Maybe it’s baking your favorite cookies or watching that guilty pleasure show you’ve been waiting to binge. Maybe it’s a mystery novel you never get sick of reading or a walk to your favorite bench in the arboretum. It could be a sunrise jog or your favorite Rough Draft coffee.
Whatever it is, look after yourself. Learn what can bring you joy on the hardest day — and don’t be afraid to healthily indulge.
Sweatsuits, however silly or unfashionable, bring me joy. To an outsider, the matching sets are material goods that have no real bearing — but to me, the neatly-folded lightning-bolt and star sweatpants in my closet are reminders of hard times and symbols of experience.
I don’t need to remind you how busy Hillsdale students are. Long days of classes, hours of homework, club meetings, Greek life commitments, athletics, on-campus jobs, remote internships, you name it: Hillsdale students always have reasons to stress.

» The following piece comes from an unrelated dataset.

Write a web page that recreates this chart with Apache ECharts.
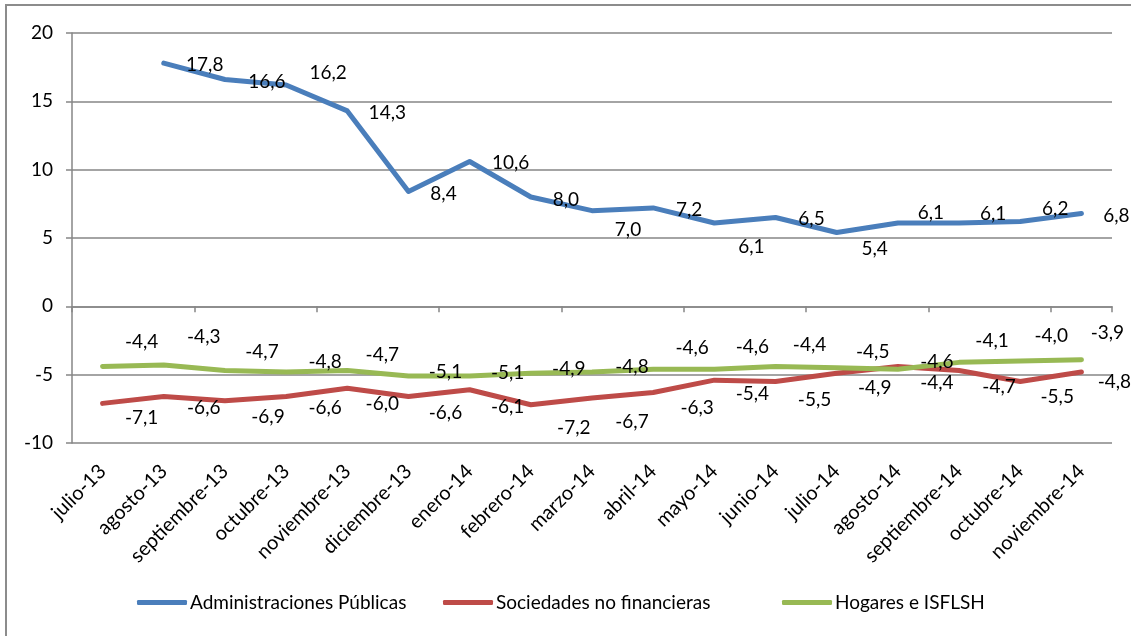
<!DOCTYPE html>
<html>
<head>
<meta charset="utf-8">
<title>Chart</title>
<script src="https://cdn.jsdelivr.net/npm/echarts@6/dist/echarts.min.js"></script>
<style>
  html, body { margin: 0; padding: 0; background: #fff; }
  #frame { position: absolute; left: 5px; top: 4px; width: 1140px; height: 650px; border: 2px solid #8c8c8c; box-sizing: border-box; }
  #chart { position: absolute; left: 0; top: 0; width: 1131px; height: 636px; }
</style>
</head>
<body>
<div id="frame"></div>
<div id="chart"></div>
<script>
// categories
const months = [
  "julio-13", "agosto-13", "septiembre-13", "octubre-13", "noviembre-13", "diciembre-13",
  "enero-14", "febrero-14", "marzo-14", "abril-14", "mayo-14", "junio-14",
  "julio-14", "agosto-14", "septiembre-14", "octubre-14", "noviembre-14"
];
const seriesNames = ["Administraciones Públicas", "Sociedades no financieras", "Hogares e ISFLSH"];

// values
const adminPublicas = [null, 17.8, 16.6, 16.2, 14.3, 8.4, 10.6, 8.0, 7.0, 7.2, 6.1, 6.5, 5.4, 6.1, 6.1, 6.2, 6.8];
const sociedades = [-7.1, -6.6, -6.9, -6.6, -6.0, -6.6, -6.1, -7.2, -6.7, -6.3, -5.4, -5.5, -4.9, -4.4, -4.7, -5.5, -4.8];
const hogares = [-4.4, -4.3, -4.7, -4.8, -4.7, -5.1, -5.1, -4.9, -4.8, -4.6, -4.6, -4.4, -4.5, -4.6, -4.1, -4.0, -3.9];

// y axis ticks
const yTicks = [-10, -5, 0, 5, 10, 15, 20];

// nudges of the data labels (pixels) from their points, as placed in the original
const adminLabelDx = [0, 41, 42, 42, 40, 35, 41, 35, 36, 36, 37, 36, 38, 33, 34, 35, 35];
const adminLabelDy = [0, 2, 2, -12, 2, 2, 1, 3, 19, 2, 24, 1, 16, -10, -9, -13, 2];
const sociedadesLabelDx = [39, 40, 43, 39, 35, 37, 38, 43, 40, 44, 38, 39, 38, 39, 40, 37, 33];
const sociedadesLabelDy = [15, 11, 16, 11, 16, 16, 17, 23, 24, 15, 14, 18, 15, 16, 16, 15, 10];
const hogaresLabelDx = [39, 40, 37, 39, 35, 37, 38, 38, 40, 39, 38, 34, 36, 39, 33, 31, 26];
const hogaresLabelDy = [-25, -28, -19, -10, -16, -4, -3, -4, -5, -21, -22, -22, -16, -7, -21, -25, -27];

// left edge of each legend entry
const legendLeft = [137, 443, 782];

const FONT = "Lato, 'Open Sans', sans-serif";

function withLabels(values, dx, dy) {
  return values.map(function (v, i) {
    if (v === null) return "-";
    return { value: v, label: { offset: [dx[i], dy[i]] } };
  });
}

function lineSeries(name, values, dx, dy, color) {
  return {
    name: name,
    type: "line",
    data: withLabels(values, dx, dy),
    symbol: "circle",
    symbolSize: 1,
    showSymbol: true,
    smooth: false,
    lineStyle: { color: color, width: 5, cap: "round", join: "round" },
    itemStyle: { color: color },
    label: {
      show: true,
      position: "inside",
      color: "#000",
      fontFamily: FONT,
      fontSize: 19,
      formatter: function (p) {
        return Number(p.value).toFixed(1).replace(".", ",");
      }
    }
  };
}

let chart = echarts.init(document.getElementById("chart"));

const option = {
  animation: false,
  grid: { left: 72, right: 19, top: 33, bottom: 193 },
  legend: seriesNames.map(function (name, i) {
    return {
      data: [name],
      left: legendLeft[i],
      top: 593,
      padding: 0,
      itemWidth: 50,
      itemHeight: 5,
      icon: "roundRect",
      textStyle: { color: "#000", fontFamily: FONT, fontSize: 19, padding: [0, 0, 0, -2] }
    };
  }),
  xAxis: [
    {
      // labels along the bottom
      type: "category",
      data: months,
      position: "bottom",
      axisLine: { show: false, onZero: false },
      axisTick: { show: false },
      splitLine: { show: false },
      axisLabel: {
        interval: 0,
        rotate: 45,
        margin: 25,
        color: "#000",
        fontFamily: FONT,
        fontSize: 20
      }
    },
    {
      // axis line with ticks at zero
      type: "category",
      data: months,
      position: "top",
      axisLine: { show: true, onZero: true, onZeroAxisIndex: 0, lineStyle: { color: "#868686", width: 1.5 } },
      axisTick: { show: true, inside: true, length: 6, lineStyle: { color: "#868686", width: 1.5 } },
      axisLabel: { show: false },
      splitLine: { show: false }
    }
  ],
  yAxis: {
    type: "value",
    min: yTicks[0],
    max: yTicks[yTicks.length - 1],
    interval: 5,
    axisLine: { show: true, lineStyle: { color: "#868686", width: 1.5 } },
    axisTick: { show: true, length: 6, lineStyle: { color: "#868686", width: 1.5 } },
    axisLabel: { color: "#000", fontFamily: FONT, fontSize: 19, margin: 19 },
    splitLine: { show: true, lineStyle: { color: "#868686", width: 1.5 } }
  },
  series: [
    lineSeries(seriesNames[0], adminPublicas, adminLabelDx, adminLabelDy, "#4a7ebb"),
    lineSeries(seriesNames[1], sociedades, sociedadesLabelDx, sociedadesLabelDy, "#be4b48"),
    lineSeries(seriesNames[2], hogares, hogaresLabelDx, hogaresLabelDy, "#98b954")
  ]
};

chart.setOption(option);

window.addEventListener("resize", function () {
  chart.resize();
});
</script>
</body>
</html>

Relying on the Lord to get you through tough times is sufficient, but if you’re able, pat yourself on the back for a job well done or a situation well handled. Don’t discount coping because it sounds like a term that anxiety-ridden, pill-popping people use. Reduce and mediate stress in a way that’s fine-tuned to your personality — and don’t feel like you’re less of a person for occasionally rewarding yourself with something that makes you happy.